**** Data extract ****

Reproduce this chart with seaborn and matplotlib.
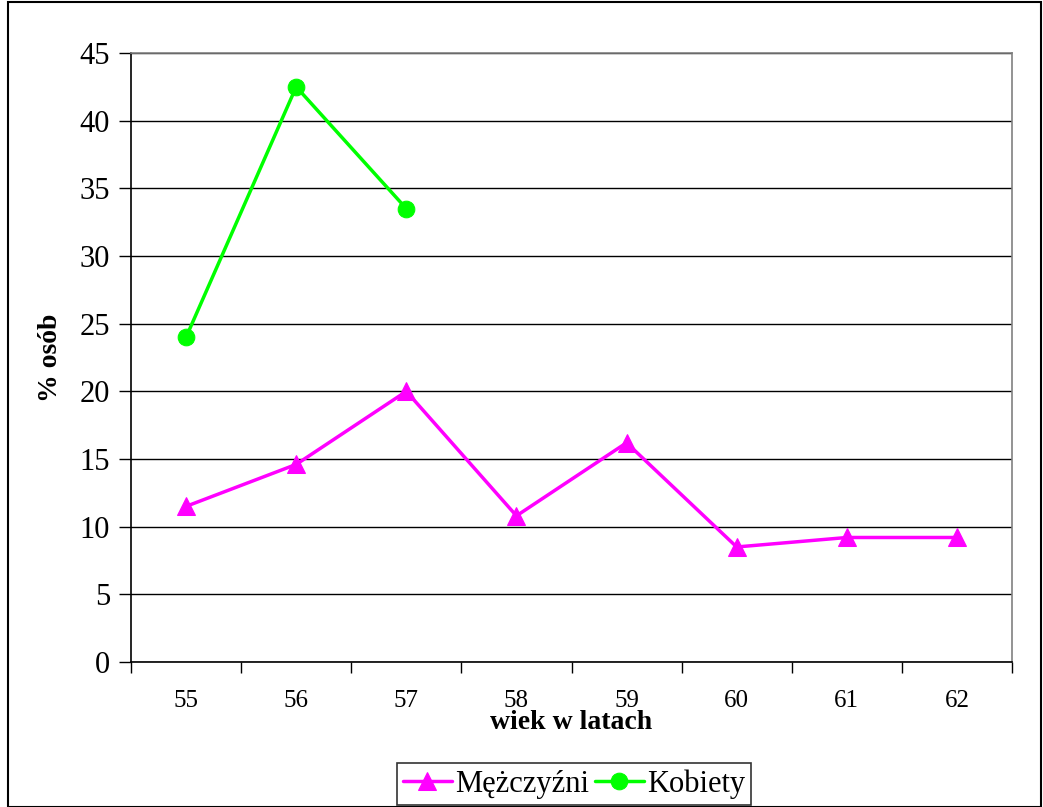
import pandas as pd
import seaborn as sns
import matplotlib.pyplot as plt
import matplotlib.ticker as ticker
from matplotlib.patches import Rectangle

ages = ['55', '56', '57', '58', '59', '60', '61', '62']
men = [11.5, 14.6, 20.0, 10.8, 16.2, 8.5, 9.2, 9.2]
women = [24.0, 42.5, 33.5]

men_df = pd.DataFrame({'pos': range(len(men)), 'val': men})
women_df = pd.DataFrame({'pos': range(len(women)), 'val': women})

sns.set_theme(style='white')
plt.rcParams['font.family'] = ['Liberation Serif', 'DejaVu Serif']
plt.rcParams['text.color'] = 'black'
plt.rcParams['axes.labelcolor'] = 'black'
plt.rcParams['xtick.color'] = 'black'
plt.rcParams['ytick.color'] = 'black'

fig = plt.figure(figsize=(10.43, 8.07), dpi=100)
ax = fig.add_axes([131 / 1043, 1 - 662 / 807, (1012 - 131) / 1043, (662 - 53) / 807])

sns.lineplot(data=men_df, x='pos', y='val', color='#FF00FF', marker='^', markersize=13,
             markeredgecolor='#FF00FF', linewidth=2.5, label='Mężczyźni', ax=ax)
sns.lineplot(data=women_df, x='pos', y='val', color='#00FF00', marker='o', markersize=12,
             markeredgecolor='#00FF00', linewidth=2.5, label='Kobiety', ax=ax)

ax.set_xlim(-0.5, len(ages) - 0.5)
ax.set_ylim(0, 45)
ax.yaxis.set_major_locator(ticker.MultipleLocator(5))
ax.grid(axis='y', color='black', linewidth=1)
ax.set_axisbelow(True)

# category boundaries as ticks, labels in the middle
ax.set_xticks([i - 0.5 for i in range(len(ages) + 1)])
ax.set_xticklabels([])
ax.set_xticks(range(len(ages)), minor=True)
ax.set_xticklabels(ages, minor=True, fontsize=18)
ax.tick_params(axis='x', which='major', direction='out', length=8, width=1, bottom=True)
ax.tick_params(axis='x', which='minor', length=0, pad=20)
ax.tick_params(axis='y', direction='out', length=9, width=1, left=True, labelsize=22, pad=6)

for side in ['top', 'right']:
    ax.spines[side].set_color('#808080')
for side in ['left', 'bottom']:
    ax.spines[side].set_color('black')
for sp in ax.spines.values():
    sp.set_linewidth(1.2)

ax.set_xlabel('wiek w latach', fontsize=20, fontweight='bold', labelpad=-1)
ax.set_ylabel('% osób', fontsize=20, fontweight='bold', labelpad=12)

leg = ax.legend(loc='center', bbox_to_anchor=(574 / 1043, 1 - 784 / 807), bbox_transform=fig.transFigure,
                ncol=2, frameon=True, fancybox=False, fontsize=22, handlelength=1.6,
                columnspacing=0.2, handletextpad=0.1, borderpad=0.2, borderaxespad=0,
                edgecolor='black')
leg.get_frame().set_linewidth(1.2)

# outer chart border
fig.patches.append(Rectangle((8 / 1043, 0), 1 - 10 / 1043, 1 - 2 / 807, transform=fig.transFigure,
                             fill=False, edgecolor='black', linewidth=1.5))

fig.savefig('out.png', dpi=100)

****

Work to be completed: Restate the data above word for word. Skip every picture.

Result below:
Reproduce this chart with seaborn and matplotlib.
import pandas as pd
import seaborn as sns
import matplotlib.pyplot as plt
import matplotlib.ticker as ticker
from matplotlib.patches import Rectangle

ages = ['55', '56', '57', '58', '59', '60', '61', '62']
men = [11.5, 14.6, 20.0, 10.8, 16.2, 8.5, 9.2, 9.2]
women = [24.0, 42.5, 33.5]

men_df = pd.DataFrame({'pos': range(len(men)), 'val': men})
women_df = pd.DataFrame({'pos': range(len(women)), 'val': women})

sns.set_theme(style='white')
plt.rcParams['font.family'] = ['Liberation Serif', 'DejaVu Serif']
plt.rcParams['text.color'] = 'black'
plt.rcParams['axes.labelcolor'] = 'black'
plt.rcParams['xtick.color'] = 'black'
plt.rcParams['ytick.color'] = 'black'

fig = plt.figure(figsize=(10.43, 8.07), dpi=100)
ax = fig.add_axes([131 / 1043, 1 - 662 / 807, (1012 - 131) / 1043, (662 - 53) / 807])

sns.lineplot(data=men_df, x='pos', y='val', color='#FF00FF', marker='^', markersize=13,
             markeredgecolor='#FF00FF', linewidth=2.5, label='Mężczyźni', ax=ax)
sns.lineplot(data=women_df, x='pos', y='val', color='#00FF00', marker='o', markersize=12,
             markeredgecolor='#00FF00', linewidth=2.5, label='Kobiety', ax=ax)

ax.set_xlim(-0.5, len(ages) - 0.5)
ax.set_ylim(0, 45)
ax.yaxis.set_major_locator(ticker.MultipleLocator(5))
ax.grid(axis='y', color='black', linewidth=1)
ax.set_axisbelow(True)

# category boundaries as ticks, labels in the middle
ax.set_xticks([i - 0.5 for i in range(len(ages) + 1)])
ax.set_xticklabels([])
ax.set_xticks(range(len(ages)), minor=True)
ax.set_xticklabels(ages, minor=True, fontsize=18)
ax.tick_params(axis='x', which='major', direction='out', length=8, width=1, bottom=True)
ax.tick_params(axis='x', which='minor', length=0, pad=20)
ax.tick_params(axis='y', direction='out', length=9, width=1, left=True, labelsize=22, pad=6)

for side in ['top', 'right']:
    ax.spines[side].set_color('#808080')
for side in ['left', 'bottom']:
    ax.spines[side].set_color('black')
for sp in ax.spines.values():
    sp.set_linewidth(1.2)

ax.set_xlabel('wiek w latach', fontsize=20, fontweight='bold', labelpad=-1)
ax.set_ylabel('% osób', fontsize=20, fontweight='bold', labelpad=12)

leg = ax.legend(loc='center', bbox_to_anchor=(574 / 1043, 1 - 784 / 807), bbox_transform=fig.transFigure,
                ncol=2, frameon=True, fancybox=False, fontsize=22, handlelength=1.6,
                columnspacing=0.2, handletextpad=0.1, borderpad=0.2, borderaxespad=0,
                edgecolor='black')
leg.get_frame().set_linewidth(1.2)

# outer chart border
fig.patches.append(Rectangle((8 / 1043, 0), 1 - 10 / 1043, 1 - 2 / 807, transform=fig.transFigure,
                             fill=False, edgecolor='black', linewidth=1.5))

fig.savefig('out.png', dpi=100)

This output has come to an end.